C. Presumptive Taxation u/s Scheme 44AE

  • Presumptive taxation scheme for assesses engaged in plying, hiring, or leasing goods carriages.
  • Eligible Assessee u/s 44AE.

➣ An assessee engaged in the business of plying, hiring, or leasing goods carriages and owning not more than 10 (ten) goods carriages at any time during the previous year.

>> Computation of Income under Section 44AE

➣ Income to be computed on an estimated basis as under:

  • For heavy goods vehicles: Rs. 1,000 per ton of gross vehicle weight for every month or part of a month during which the heavy goods vehicle is owned by the taxpayer.
  • For vehicles other than heavy goods vehicles: Rs. 7,500 per month or a part of a month during which the goods carriage is owned by the taxpayer.

(Part of the month would be considered as full month.)

  • No further deduction under the provisions of Section 30 to 38 shall be allowed.
  • In case where the assessee is a firm, the salary and interest paid to its partners shall be deducted from the income computed under sub-section (1), subject to the conditions and limits specified in clause (b) of Section 40.

Note:

  • The written-down value of any asset used for the purpose of the business shall be deemed to have been calculated as if the assessee had claimed and had been actually allowed the deduction in respect of the depreci­ation for each of the relevant assessment years.
  • An assessee who claims that his profits and gains from the profession are lower than the profits and gains specified shall be required to keep and maintain such books of account and other documents as required under sub-section (2) of section 44M and get them audited, and furnish a report of such audit as required under section 44AB.

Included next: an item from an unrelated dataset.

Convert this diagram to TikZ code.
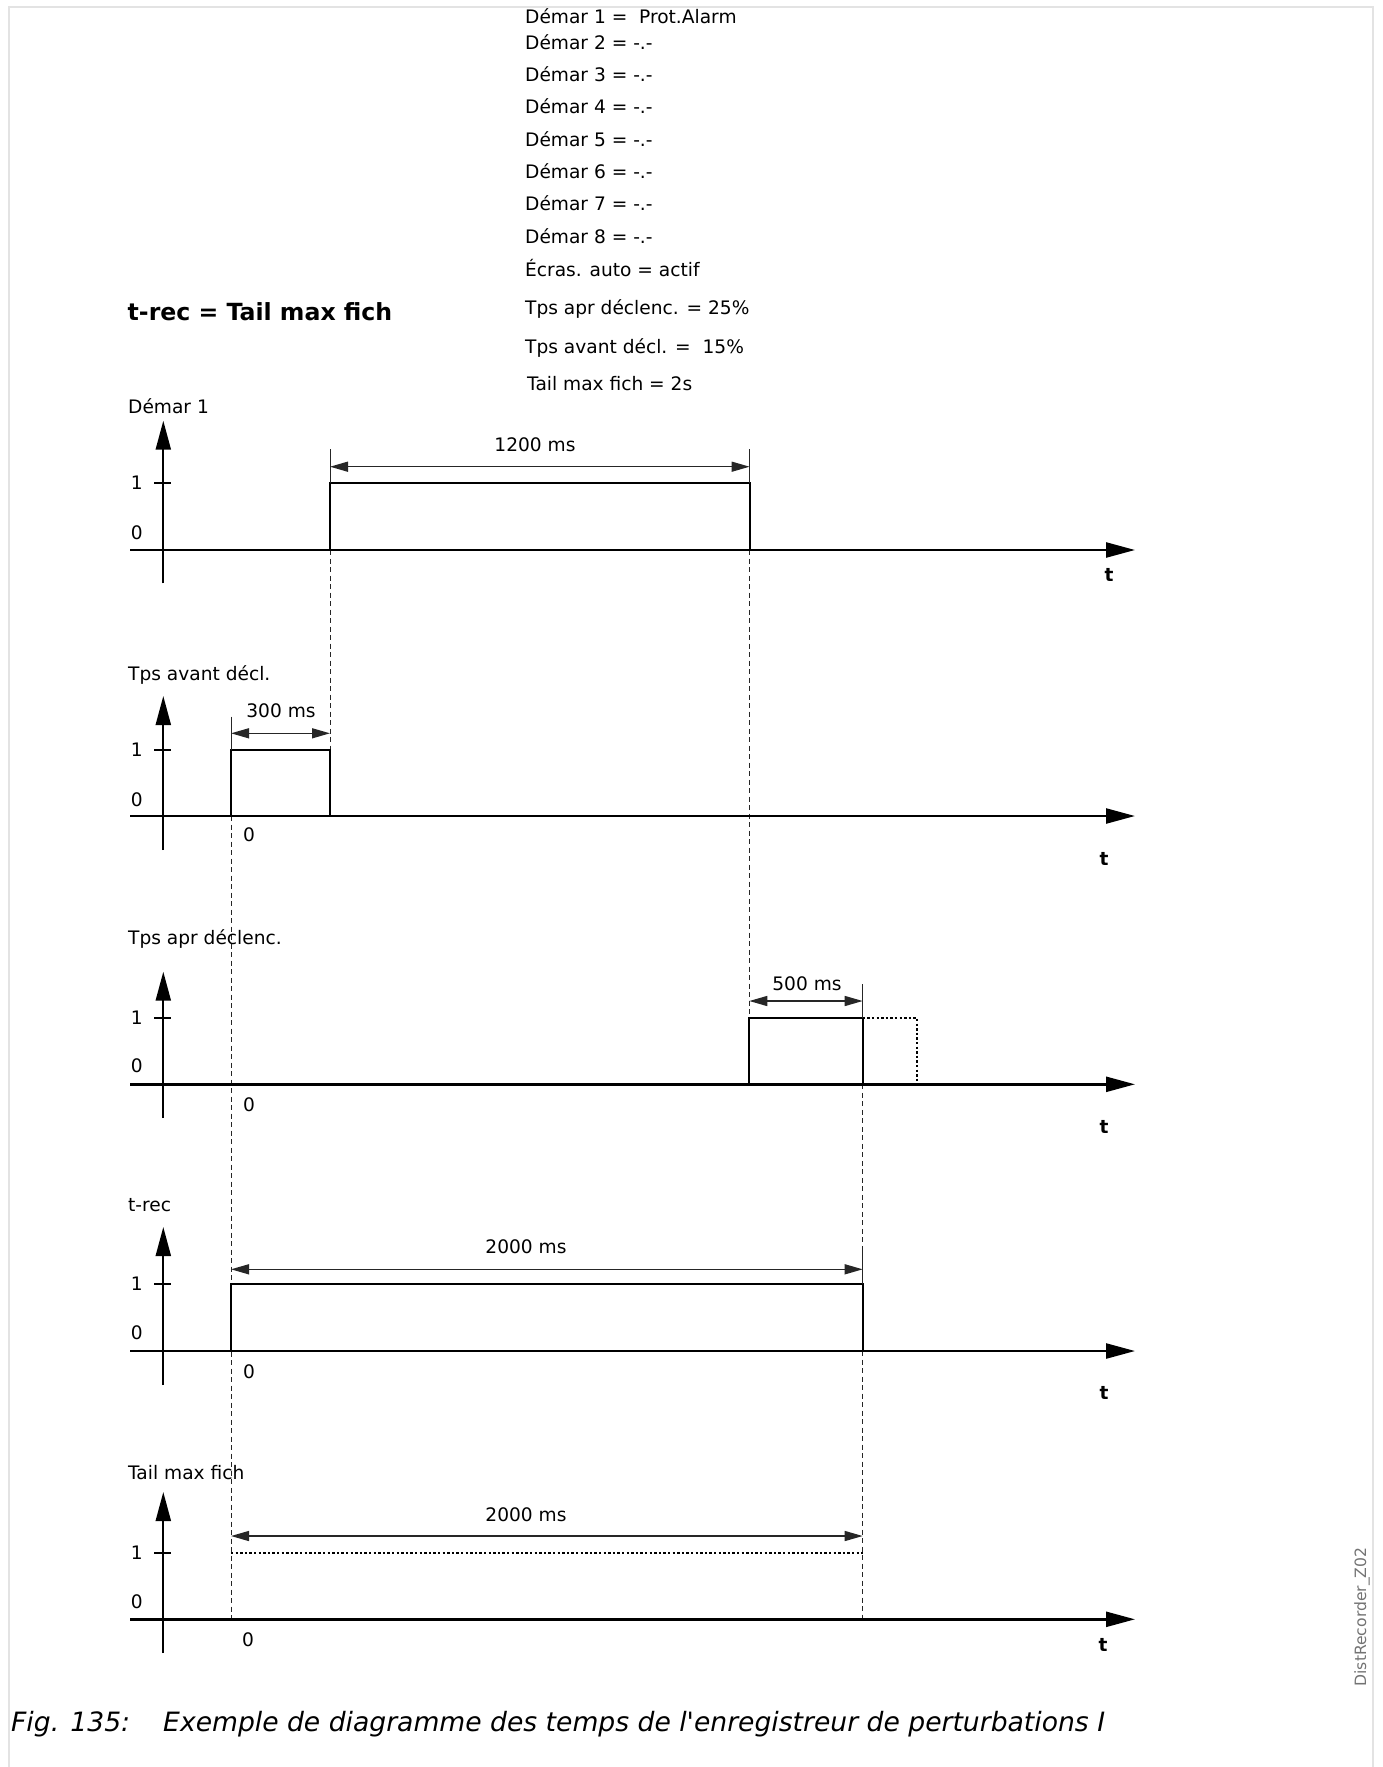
\documentclass[tikz,border=0pt]{standalone}
\usepackage{fontspec}
\setmainfont{DejaVu Sans}[Ligatures=TeXOff]
\usetikzlibrary{arrows.meta}
\definecolor{framec}{HTML}{E3E3E3}
\definecolor{dimc}{HTML}{262626}
\begin{document}
\begin{tikzpicture}[x=1pt,y=-1pt,
 txt/.style={font=\fontsize{18.6}{22}\selectfont,inner sep=0pt,anchor=base west},
 ctxt/.style={font=\fontsize{18.6}{22}\selectfont,inner sep=0pt,anchor=base},
 tlab/.style={font=\bfseries\fontsize{18.6}{22}\selectfont,inner sep=0pt,anchor=center},
 axisline/.style={line width=2.4pt,-{Triangle[length=29pt,width=15pt]}},
 yaxisline/.style={line width=2.2pt,-{Triangle[length=29pt,width=15pt]}},
 tickline/.style={line width=2pt},
 sig/.style={line width=2.2pt,line join=miter},
 dotsig/.style={line width=2.1pt,dash pattern=on 2.4pt off 2.2pt},
 dimline/.style={line width=1.4pt,dimc,{Triangle[length=18pt,width=10pt]}-{Triangle[length=18pt,width=10pt]}},
 extline/.style={line width=1pt,dimc},
 guide/.style={line width=1pt,dash pattern=on 5pt off 3.5pt,black!85},
 capt/.style={font=\itshape\fontsize{26.6}{30}\selectfont,inner sep=0pt,anchor=base west},
]
\useasboundingbox (0,0) rectangle (1382,1767);
\draw[framec,line width=2pt] (9,1767) -- (9,6.5) -- (1373,6.5) -- (1373,1767);

% settings list
\node[txt] (s1) at (525,23.5) {Démar 1 = \ Prot.Alarm};
\node[txt] (s2) at (525,49.5) {Démar 2 = -.-};
\node[txt] (s3) at (525,81.8) {Démar 3 = -.-};
\node[txt] (s4) at (525,113.5) {Démar 4 = -.-};
\node[txt] (s5) at (525,146.1) {Démar 5 = -.-};
\node[txt] (s6) at (525,178.5) {Démar 6 = -.-};
\node[txt] (s7) at (525,210.8) {Démar 7 = -.-};
\node[txt] (s8) at (525,243.5) {Démar 8 = -.-};
\node[txt] (s9) at (525,276.8) {Écras. auto = actif};
\node[txt] (s10) at (525,314.1) {Tps apr déclenc. = 25\%};
\node[txt] (s11) at (525,353.5) {Tps avant décl. = \ 15\%};
\node[txt] (s12) at (527,390.1) {Tail max fich = 2s};
\node[anchor=base west,font=\bfseries\fontsize{23.6}{26}\selectfont,inner sep=0pt] (title) at (127.5,320.3) {t-rec = Tail max fich};

% guides
\draw[guide] (330,550) -- (330,750);
\draw[guide] (749.5,550) -- (749.5,1017.7);
\draw[guide] (231,816) -- (231,1619.3);
\draw[guide] (862.7,1084.3) -- (862.7,1247);
\draw[guide] (862.7,1351) -- (862.7,1619.3);

% row 1
\node[txt] (l1) at (128,413.5) {Démar 1};
\draw[yaxisline] (163.3,583.3) -- (163.3,420.7);
\draw[tickline] (154,482.7) -- (171,482.7);
\draw[axisline] (130,550) -- (1135,550);
\node[ctxt] (r1one) at (136.7,489.5) {1};
\node[ctxt] (r1zero) at (136.7,539.8) {0};
\node[tlab] (r1t) at (1109,575) {t};
\draw[sig] (330,550) -- (330,482.7) -- (749.6,482.7) -- (749.6,550);
\draw[extline] (330,449) -- (330,482.7);
\draw[extline] (749.6,449) -- (749.6,482.7);
\draw[dimline] (330,466.7) -- (749.6,466.7);
\node[ctxt] (d1) at (535,451.8) {1200 ms};

% row 2
\node[txt] (l2) at (128,680.8) {Tps avant décl.};
\draw[yaxisline] (163.3,850) -- (163.3,696);
\draw[tickline] (154,750) -- (171,750);
\draw[axisline] (130,816) -- (1135,816);
\node[ctxt] (r2one) at (136.7,756.8) {1};
\node[ctxt] (r2zero) at (136.7,806.1) {0};
\node[ctxt] (r2o) at (249,841.8) {0};
\node[tlab] (r2t) at (1104,859) {t};
\draw[sig] (231,816) -- (231,750) -- (330,750) -- (330,816);
\draw[extline] (231,716.7) -- (231,750);
\draw[dimline] (231,733.3) -- (330,733.3);
\node[ctxt] (d2) at (281,717.5) {300 ms};

% row 3
\node[txt] (l3) at (128,944.8) {Tps apr déclenc.};
\draw[yaxisline] (163.3,1118) -- (163.3,971.7);
\draw[tickline] (154,1017.7) -- (171,1017.7);
\draw[axisline] (130,1084.3) -- (1135,1084.3);
\node[ctxt] (r3one) at (136.7,1024.5) {1};
\node[ctxt] (r3zero) at (136.7,1072.8) {0};
\node[ctxt] (r3o) at (249,1111.8) {0};
\node[tlab] (r3t) at (1104,1126.7) {t};
\draw[sig] (749.3,1084.3) -- (749.3,1017.7) -- (862.7,1017.7) -- (862.7,1084.3);
\draw[dotsig] (862.7,1017.7) -- (916.7,1017.7) -- (916.7,1084.3);
\draw[extline] (862.7,984) -- (862.7,1017.7);
\draw[dimline] (749.3,1001) -- (862.7,1001);
\node[ctxt] (d3) at (807,990.1) {500 ms};

% row 4
\node[txt] (l4) at (128,1211.8) {t-rec};
\draw[yaxisline] (163.3,1385) -- (163.3,1227);
\draw[tickline] (154,1284) -- (171,1284);
\draw[axisline] (130,1351) -- (1135,1351);
\node[ctxt] (r4one) at (136.7,1290.8) {1};
\node[ctxt] (r4zero) at (136.7,1339.8) {0};
\node[ctxt] (r4o) at (249,1378.8) {0};
\node[tlab] (r4t) at (1104,1393.3) {t};
\draw[sig] (231,1351) -- (231,1284) -- (862.7,1284) -- (862.7,1351);
\draw[extline] (862.7,1247) -- (862.7,1284);
\draw[dimline] (231,1269.3) -- (862.7,1269.3);
\node[ctxt] (d4) at (526,1253.8) {2000 ms};

% row 5
\node[txt] (l5) at (128,1479.8) {Tail max fich};
\draw[yaxisline] (163.3,1653) -- (163.3,1492);
\draw[tickline] (154,1552.7) -- (171,1552.7);
\draw[axisline] (130,1619.3) -- (1135,1619.3);
\node[ctxt] (r5one) at (136.7,1559.5) {1};
\node[ctxt] (r5zero) at (136.7,1608.5) {0};
\node[ctxt] (r5o) at (248,1646.8) {0};
\node[tlab] (r5t) at (1103,1645) {t};
\draw[dotsig] (231,1552.7) -- (862.7,1552.7);
\draw[dimline] (231,1536) -- (862.7,1536);
\node[ctxt] (d5) at (526,1521.8) {2000 ms};

% caption and tag
\node[capt] (figno) at (11,1731) {Fig. 135:};
\node[capt] (figtxt) at (163,1731) {Exemple de diagramme des temps de l'enregistreur de perturbations I};
\node[rotate=90,font=\fontsize{15.6}{18}\selectfont,text=black!55,inner sep=0pt] (tag) at (1362,1617) {DistRecorder\_Z02};
\end{tikzpicture}
\end{document}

>> Other features of Presumptive Taxation Scheme

  • Any person opting for the presumptive taxation scheme is liable to pay the whole amount of advance tax on or before March 15 of the previous year.
  • Income tax returns (ITRs) to be filed in the simpler and shorter form ITR-4 (Sugam).

>> Can a higher or lower income be declared under Presumptive Taxation?

  • Yes, a person may voluntarily disclose his business income at rates more than those prescribed under Sections 44AD, 44ADA, and 44AE.
  • Yes, a person can declare his income at a rate lower than those prescribed under Sections 44AD, 44ADA, and 44AE. However, he is then required to maintain the books of account and to get his accounts audited as prescribed under Section 44AA or 44AB, as the case may be.

Conclusion:

Presumptive Taxation, under Sections 44AD, 44ADA, and 44AE, offers a simplified tax regime for small taxpayers, eliminating the need for extensive bookkeeping and audits. Small businesses and professionals can benefit from this streamlined approach to taxation while maintaining compliance with the Income Tax Act. It’s crucial to understand the eligibility criteria and the potential consequences of opting in or out of this scheme to make the most informed financial decisions.